De acuerdo a entidades ligadas a los derechos humanos y al propio Instituto Nacional de Derechos Humanos del Estado de Chile, en el transcurso del estallido social, el gobierno de Piñera, a través de la policía militar y de agentes de las Fuerzas Armadas, asesinó a alrededor de 40 personas; reprimió con violencia inédita las manifestaciones pacíficas; disparó con munición de guerra sobre la población inerme, sus casas y edificios privados; torturó y violó a niñas y niños; mutiló partes del rostro y los ojos de unas 500 personas; llenó los penales de cientos de presos políticos (algunos todavía encerrados, esperando un juicio que no llega) y, en general, arremetió con atropellos y vejaciones similares a las de la dictadura militar contra miles de personas.

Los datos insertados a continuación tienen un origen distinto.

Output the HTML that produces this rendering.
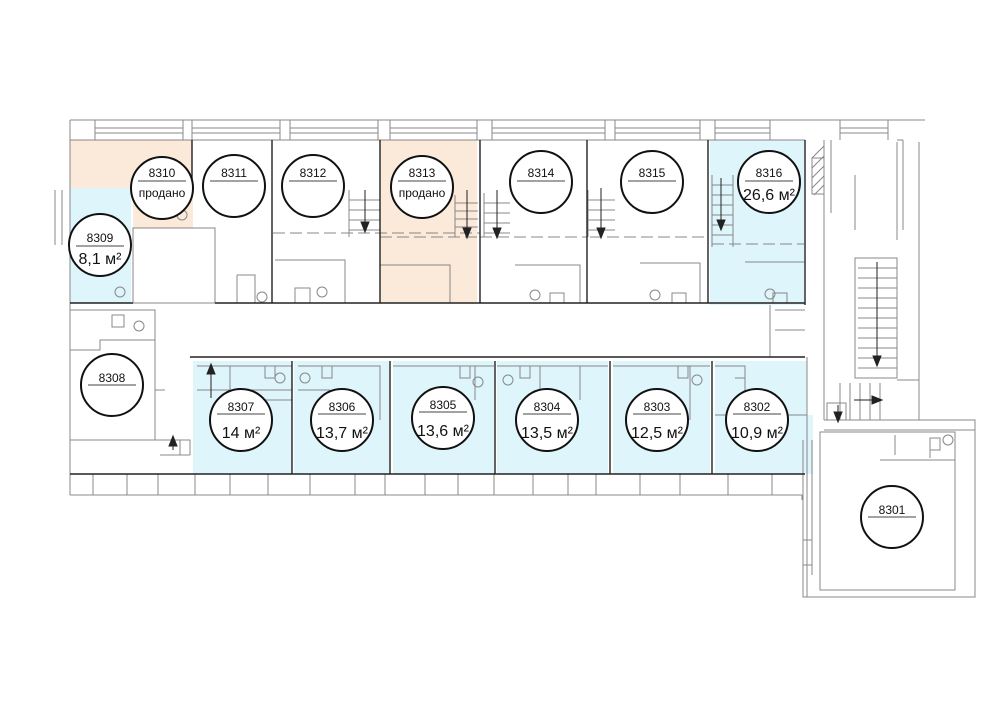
<!DOCTYPE html>
<html><head><meta charset="utf-8"><style>
html,body{margin:0;padding:0;background:#fff}
svg{display:block}
text{font-family:"Liberation Sans",sans-serif;fill:#111}
</style></head><body>
<svg width="1008" height="709" viewBox="0 0 1008 709" xmlns="http://www.w3.org/2000/svg">
<g stroke="none">
<rect x="70" y="140" width="122" height="48" fill="#fbe9d9"/>
<rect x="133" y="188" width="60" height="40" fill="#fbe9d9"/>
<rect x="70" y="188" width="61" height="115" fill="#ddf5fb"/>
<rect x="380" y="140" width="97" height="163" fill="#fbe9d9"/>
<rect x="710" y="140" width="94" height="165" fill="#ddf5fb"/>
<rect x="193" y="361" width="99" height="113" fill="#ddf5fb"/>
<rect x="294" y="361" width="95" height="113" fill="#ddf5fb"/>
<rect x="393" y="361" width="101" height="113" fill="#ddf5fb"/>
<rect x="497" y="361" width="111" height="113" fill="#ddf5fb"/>
<rect x="613" y="361" width="97" height="113" fill="#ddf5fb"/>
<rect x="715" y="361" width="92" height="113" fill="#ddf5fb"/>
<rect x="807" y="415" width="6" height="59" fill="#ddf5fb"/>
</g>
<g stroke="#888" stroke-width="1" fill="none">
<path d="M70 120H925M70 140H805M70 120V495M55 190V245M62 190V245"/>
<path d="M95 120V140M183 120V140M95 128H183M95 133H183"/>
<path d="M192 120V140M280 120V140M192 128H280M192 133H280"/>
<path d="M290 120V140M378 120V140M290 128H378M290 133H378"/>
<path d="M390 120V140M477 120V140M390 128H477M390 133H477"/>
<path d="M492 120V140M605 120V140M492 128H605M492 133H605"/>
<path d="M615 120V140M700 120V140M615 128H700M615 133H700"/>
<path d="M715 120V140M770 120V140M715 128H770M715 133H770"/>
<path d="M840 120V140M888 120V140M840 128H888M840 133H888"/>
<path d="M70 495H802M802 495V500"/>
<path d="M93 474V495M127 474V495M158 474V495M195 474V495M230 474V495M268 474V495M310 474V495M355 474V495M385 474V495M425 474V495M458 474V495M494 474V495M533 474V495M568 474V495M596 474V495M640 474V495M680 474V495M728 474V495M772 474V495"/>
<rect x="133" y="228" width="82" height="75"/>
<path d="M824 140V420M831 140V213M897 142V240M919 142V420H975V597H803V440M807 440V597M812 440V575M897 140H903M903 140V230"/>
<rect x="855" y="258" width="42" height="120"/>
<path d="M858 268H897M858 278H897M858 288H897M858 298H897M858 308H897M858 318H897M858 328H897M858 338H897M858 348H897M858 358H897M858 368H897"/>
<path d="M824 420H975M824 430H975M840 383V420M850 383V420M860 383V420M870 383V420M880 383V420M897 380H919"/>
<rect x="827" y="403" width="19" height="17"/>
<path d="M820 432H955V590H820ZM895 435V455M880 460H955M930 445V458"/>
<path d="M803 540H812M803 565H812"/>
<rect x="70" y="310" width="85" height="130"/>
<path d="M70 350H100V340H155M155 390H165M70 440H190V455M160 455H190"/>
<rect x="112" y="315" width="12" height="12"/>
<circle cx="139" cy="326" r="5"/>
<path d="M237 275H255V303M237 275V303M275 260H345V303M380 265H450V303M515 265H580V303M640 263H700V303M745 262H804"/>
<path d="M273 233H480M380 237H477M480 237H587M590 237H708M712 244H804" stroke-dasharray="12 5"/>
<path d="M349 190V237M349 200H380M349 210H380M349 220H380M349 230H380M455 195V237M455 203H478M455 211H478M455 219H478M455 227H478M484 193V237M484 203H510M484 213H510M484 223H510M484 233H510M588 190V237M588 200H615M588 210H615M588 220H615M588 230H615M712 175V247M712 185H733M712 195H733M712 205H733M712 215H733M712 225H733M712 235H733M733 175V247M855 175V230"/>
<circle cx="182" cy="215" r="5"/><circle cx="120" cy="292" r="5"/><circle cx="262" cy="297" r="5"/>
<circle cx="322" cy="292" r="5"/><circle cx="535" cy="295" r="5"/><circle cx="655" cy="295" r="5"/><circle cx="770" cy="294" r="5"/><circle cx="948" cy="440" r="5"/>
<rect x="295" y="288" width="15" height="15"/><rect x="550" y="293" width="14" height="10"/><rect x="672" y="293" width="14" height="10"/><rect x="773" y="293" width="14" height="10"/><rect x="930" y="438" width="10" height="12"/>
<path d="M197 366H292M197 390H292M230 366V430M230 400H292M298 366H380V420M298 390H330M393 366H494M475 366V400M497 366H608M540 366V420M580 366V400M613 366H710M690 366V420M715 366H745V400M735 378H745M807 357V474M715 415H807"/>
<circle cx="280" cy="378" r="5"/><circle cx="305" cy="378" r="5"/><circle cx="478" cy="382" r="5"/><circle cx="508" cy="380" r="5"/><circle cx="697" cy="380" r="5"/>
<rect x="265" y="366" width="10" height="12"/><rect x="322" y="366" width="10" height="12"/><rect x="460" y="366" width="10" height="12"/><rect x="520" y="366" width="10" height="12"/><rect x="678" y="366" width="10" height="12"/>
<path d="M155 440H180V455M770 305V357M775 310H805M775 330H805"/>
<path d="M812 158L824 146M812 168L824 156M812 178L824 166M812 188L824 176M814 195L824 185"/>
<rect x="812" y="158" width="12" height="36"/>
</g>
<g stroke="#222" stroke-width="1.4" fill="none">
<path d="M70 303H133M215 303H805M190 357H805M70 474H805"/>
<path d="M192 140V188M272 140V303M380 140V303M480 140V303M587 140V303M708 140V303M805 140V305"/>
<path d="M292 361V474M390 361V474M495 361V474M610 361V474M712 361V474"/>
</g>
<g fill="#222" stroke="#222" stroke-width="1">
<path d="M365 190V222"/><path d="M361 222L365 232L369 222Z"/>
<path d="M467 190V228"/><path d="M463 228L467 238L471 228Z"/>
<path d="M497 190V228"/><path d="M493 228L497 238L501 228Z"/>
<path d="M601 188V228"/><path d="M597 228L601 238L605 228Z"/>
<path d="M721 178V220"/><path d="M717 220L721 230L725 220Z"/>
<path d="M877 262V356"/><path d="M873 356L877 366L881 356Z"/>
<path d="M854 400H872"/><path d="M872 396L882 400L872 404Z"/>
<path d="M838 405V420"/><path d="M834 412L838 422L842 412Z"/>
<path d="M211 398V372"/><path d="M207 374L211 364L215 374Z"/>
<path d="M173 450V440"/><path d="M169 446L173 436L177 446Z"/>
</g>
<g stroke="#111" stroke-width="2" fill="#fff">
<circle cx="162" cy="188" r="31"/><circle cx="234" cy="186" r="31"/><circle cx="313" cy="186" r="31"/><circle cx="422" cy="187" r="31"/>
<circle cx="541" cy="182" r="31"/><circle cx="652" cy="182" r="31"/><circle cx="769" cy="182" r="31"/><circle cx="100" cy="245" r="31"/>
<circle cx="112" cy="385" r="31"/><circle cx="241" cy="420" r="31"/><circle cx="342" cy="420" r="31"/><circle cx="443" cy="418" r="31"/>
<circle cx="547" cy="420" r="31"/><circle cx="657" cy="420" r="31"/><circle cx="757" cy="420" r="31"/><circle cx="892" cy="517" r="31"/>
</g>
<g stroke="#444" stroke-width="1">
<path d="M138 181H186M210 181H258M289 181H337M398 181H446M517 181H565M628 181H676M745 181H793M76 246H124M88 385H136M217 414H265M318 414H366M419 412H467M523 414H571M633 414H681M733 414H781M868 517H916"/>
</g>
<g text-anchor="middle" font-size="12">
<text x="162" y="177">8310</text><text x="162" y="197">продано</text>
<text x="234" y="177">8311</text><text x="313" y="177">8312</text>
<text x="422" y="177">8313</text><text x="422" y="197">продано</text>
<text x="541" y="177">8314</text><text x="652" y="177">8315</text><text x="769" y="177">8316</text>
<text x="100" y="242">8309</text><text x="112" y="382">8308</text>
<text x="241" y="411">8307</text><text x="342" y="411">8306</text><text x="443" y="409">8305</text>
<text x="547" y="411">8304</text><text x="657" y="411">8303</text><text x="757" y="411">8302</text><text x="892" y="514">8301</text>
</g>
<g text-anchor="middle" font-size="16">
<text x="769" y="200">26,6 м²</text><text x="100" y="264">8,1 м²</text>
<text x="241" y="438">14 м²</text><text x="342" y="438">13,7 м²</text><text x="443" y="436">13,6 м²</text>
<text x="547" y="438">13,5 м²</text><text x="657" y="438">12,5 м²</text><text x="757" y="438">10,9 м²</text>
</g>
</svg>
</body></html>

Al igual que en otras ocasiones, la elite política del régimen, con el presidente Gabriel Boric a la cabeza, desplazó incluso la gravedad mortal de los incendios en curso, para deshacerse en halagos dedicados a la figura de Sebastián Piñera.
Junto con decretar tres días de duelo nacional, Boric calificó al recién muerto como «un gran demócrata», a la par que el gremio del empresariado (Confederación de la Producción y el Comercio, CPC) que llamó a Piñera «un defensor de la democracia y hombre de Estado». El expresidente demócrata cristiano Eduardo Frei Ruiz-Tagle dijo que el fallecido «Buscó servir a Chile con gran pasión», mientras que la expresidenta socialista Michelle Bachelet afirmó que «Valoré siempre el compromiso con nuestro país». Ese fue el tono y sentido de los representantes del conjunto del arco de partidos políticos que hacen la presente administración de La Moneda. La sociedad ya sabe cómo quieren ser despedidos los políticos profesionales que ven en la muerte de Piñera, como en un espejo, su eventual retiro por razones mortales.
Por abajo, el pueblo común inundó con bromas de humor negro las redes sociales y los teléfonos móviles. Lo cierto es que Sebastián Piñera, al igual que Augusto Pinochet y tantos otros, se fue sin pagar ni con un minuto de cárcel sus culpas políticas en relación a los crímenes de lesa humanidad infringidos contra buena parte de la comunidad nacional.
La impunidad galopa. Hasta la próxima revuelta, dicen.